Another time recently, she asked (on the way to church) why Daddy didn't go to church, and when I said it's because he doesn't believe in God, she was shocked. "Whaaaat? He doesn't believe in God? How could you NOT believe in God?!?! He's EVERYWHERE!!!! He's in the car, beside me, he's outside, he's on the sidewalk, in the trees, in heaven,........"

What ensued was a lengthy conversation about the nature of belief, with A saying that Daddy couldn't believe in God because he didn't see Him, and that was very hard for him. She also said that sometimes some people will not believe anything unless they see it.

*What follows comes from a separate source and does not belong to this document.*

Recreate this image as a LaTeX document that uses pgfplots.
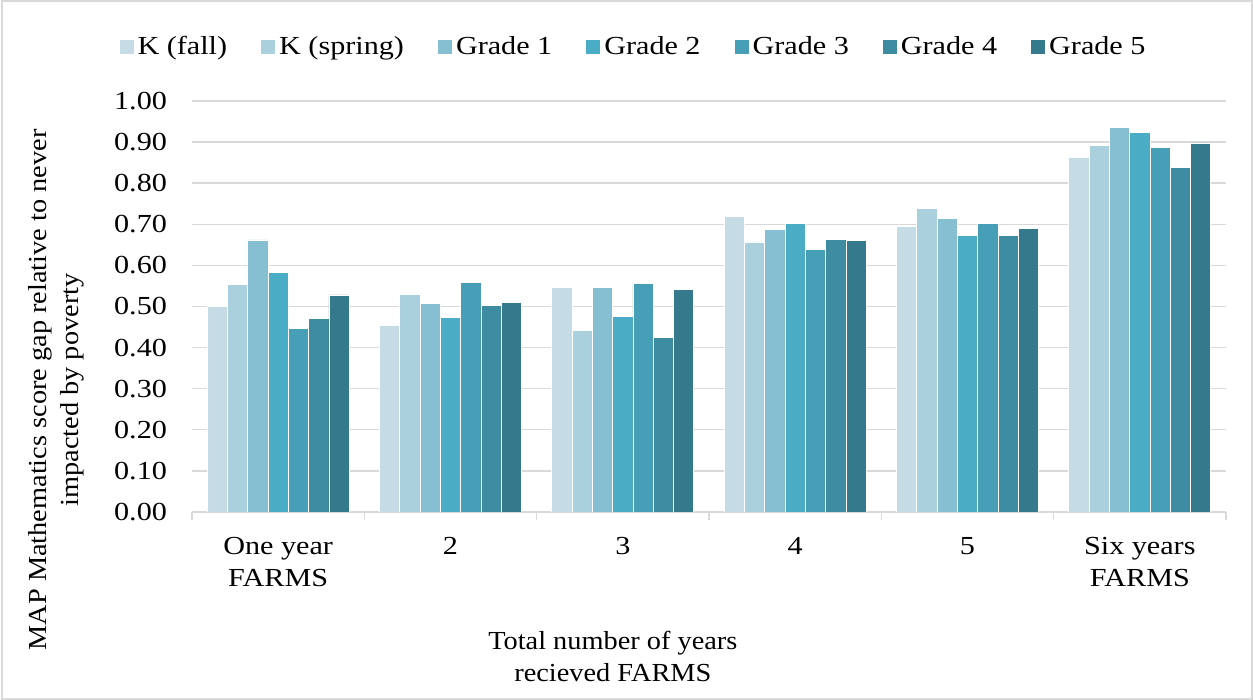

When we got home later she asked her dad point-blank why he didn't believe in God. (He couldn't answer.) And she struck up the same hue and cry she gave me in the car.

It says that a little child shall lead them, and I fervently hope and pray that in my husband's case this is true, because I've failed miserably. Perhaps Anna will do better.

Wednesday, February 15, 2006

A Rose by any other Name

Tis true that a person is still that same person no matter what their name. But I was reminded again, on Sunday, of the weight placed on names in the Bible. One of the readings involved Nathanael, who saw Jesus and knew who He was. My son's middle name is Nathanael, given to him in hopes that he, like the young man in the Bible story, would grow up to see and recognize Christ.

While names are just words, it's good to remember that words also contain meaning, and moreover, memory. Whenever I hear that Bible story I am called anew to make sure my son grows in wisdom and stature so that he'll be able to know Jesus.

My daughter's name was likewise given to her so that she, like the old prophetess who greeted Mary and Joseph and the Babe arriving at the Temple in Jerusalem.

In times such as these, it's good to remember that words can act as symbols, secrets almost, the meaning only apparent to those who have ears to hear or eyes to see.